For his entire career, director Sydney Pollack remained a frustratingly inconsistent filmmaker (even his "classics" like Tootsie and 3 Days of the Condor are sometimes baggy and slack), but he made an unequivocal masterpiece with They Shoot Horses, Don't They, which arrives courtesy of Kino Video. The film centers around a Depression-era, marathon dance competition, where contestants see how long they can dance through a series of increasingly difficult challenges, but do not confuse this picture with something like The Band Wagon or 42nd Street; Pollack styles They Shoot Horses, Don't They like a vision of Hell. His protagonists (including Michael Sarrazin, Jane Fonda, Susannah York, Bruce Dern, Bonnie Bedelia, and a heartbreaking Red Buttons) dance mechanistically, and the more they push their bodies, the more they risk brutalizing themselves out of the cash prize they desperately need. And Pollack does a masterful job of making us feel this pain, whether it's through his roving camera that conveys his protagonists' brutal exhaustion or the spectacular Gig Young performance (as the competition's ruthless M.C.) that plays like a terrifying mix of Joel Grey in Cabaret and Satan. It all culminates in an absolutely merciless finale, and one that lends a horrifying irony to the title. They Shoot Horses, Don't They is Pollack's only truly uncompromising film, and I'm amazed it emerged out of the 1960s - it shares none of the optimism or good spirit synonymous with the decade. But like Dennis Hopper's better-known Easy Rider, it cast a wary eye on the permissiveness and freedoms that the '60s brought and then pulled up something dark and wriggling. In fact, I think They Shoot Horses, Don't They might be an even stronger feature than Easy Rider, and certainly one of the decade's most unsung films.

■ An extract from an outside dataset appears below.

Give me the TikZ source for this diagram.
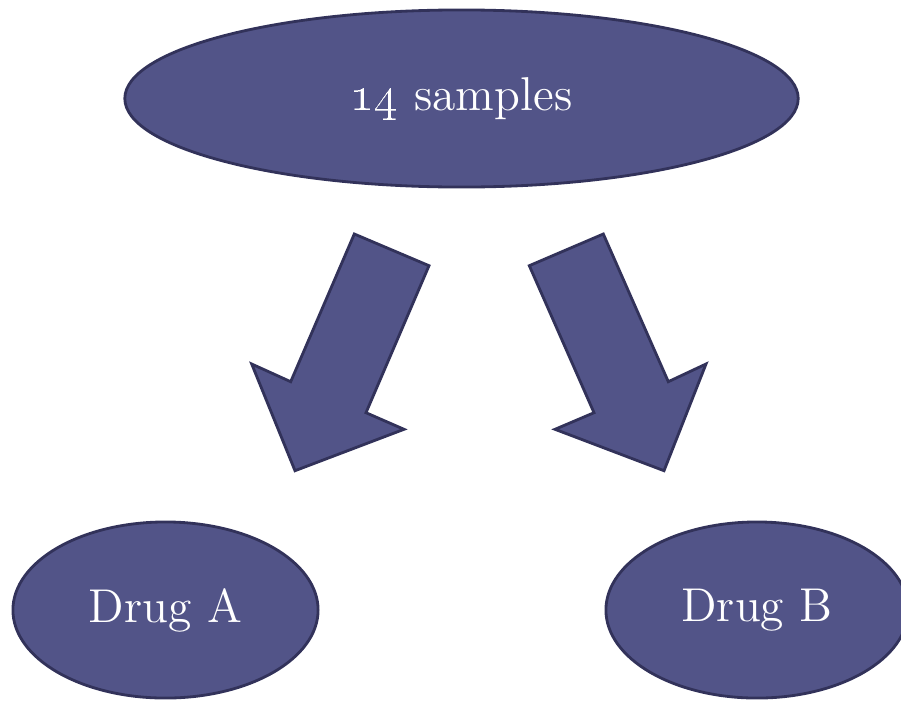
\documentclass[tikz,border=0pt]{standalone}
\usepackage{tikz}
\usetikzlibrary{shapes.geometric}

\definecolor{bluefill}{RGB}{82,84,136}
\definecolor{blueline}{RGB}{50,50,90}

\tikzset{
  blob/.style={ellipse, draw=blueline, fill=bluefill, line width=0.8pt,
    inner sep=0pt, text=white, font=\fontsize{13.5}{16}\selectfont},
  blockarrow/.style={draw=blueline, fill=bluefill, line width=0.8pt, line join=miter}
}

\begin{document}
\begin{tikzpicture}[x=0.01cm, y=-0.01cm]
\useasboundingbox (0,0) rectangle (901,700);
\clip (0,0) rectangle (901,700);
% groups
\node [blob, minimum width=6.73cm, minimum height=1.77cm] (samples) at (461.5,98.5) {\oldstylenums{14} samples};
\node [blob, minimum width=3.05cm, minimum height=1.76cm] (druga) at (165.5,610) {Drug A};
\node [blob, minimum width=3.02cm, minimum height=1.76cm] (drugb) at (757,610) {Drug B};
% split arrows
\draw [blockarrow] (354.3,234) -- (429,265.7) -- (366,412.7) -- (404,429.3)
  -- (295,470.7) -- (251.7,364) -- (290.7,381.7) -- cycle;
\draw [blockarrow] (603.3,234) -- (529.3,265.7) -- (594,412.7) -- (555,429.3)
  -- (664,470.7) -- (706,364) -- (668.3,381.7) -- cycle;
\end{tikzpicture}
\end{document}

Brian Orndorf noted that "Pollack works so well with period details, the feature almost achieves a documentary atmosphere, taking time to meet a few of the contestants and understand the rules and demands of the contest, watching Rocky weed out sickly types, trying to keep the dance floor healthy enough to preserve a lengthy show for paying audiences. It's a vivid collection of personalities, with primary focus placed on Gloria, a bitter, depressed woman who's been unable to find a career in the movie business, turning to marathon dancing for a monetary miracle. She's confrontational but drawn to Robert's soft demeanor, requiring his presence to participate, but bonding with the young man, sharing disillusionment with Hollywood. Supporting players are equally prized by the production, getting to know neuroses and personal history, with combativeness often disrupting the slog of the dance. Gloria can't keep away from Ruby, challenging her choice to not only participate in the marathon while pregnant, but to have the baby at all during such bleak times, putting thoughts into her head that rile up James. Alice is hoping for a boost in publicity from a contest win, but her need to remain glamorous is abruptly blocked by the physical pain of dancing and its excruciating psychological demands. And there's Harry, who's far too old to be participating in such an endurance tests, but he's determined to join the race, struggling to keep up with others as time passes. Pollack carefully weaves spectacle with intimacy, also preserving Rocky's presence in the story, with the ringmaster knowing far more about the marathon details than he lets on to the contestants, while exercising his showman skills, trying to keep audiences entertained with emotional manipulations."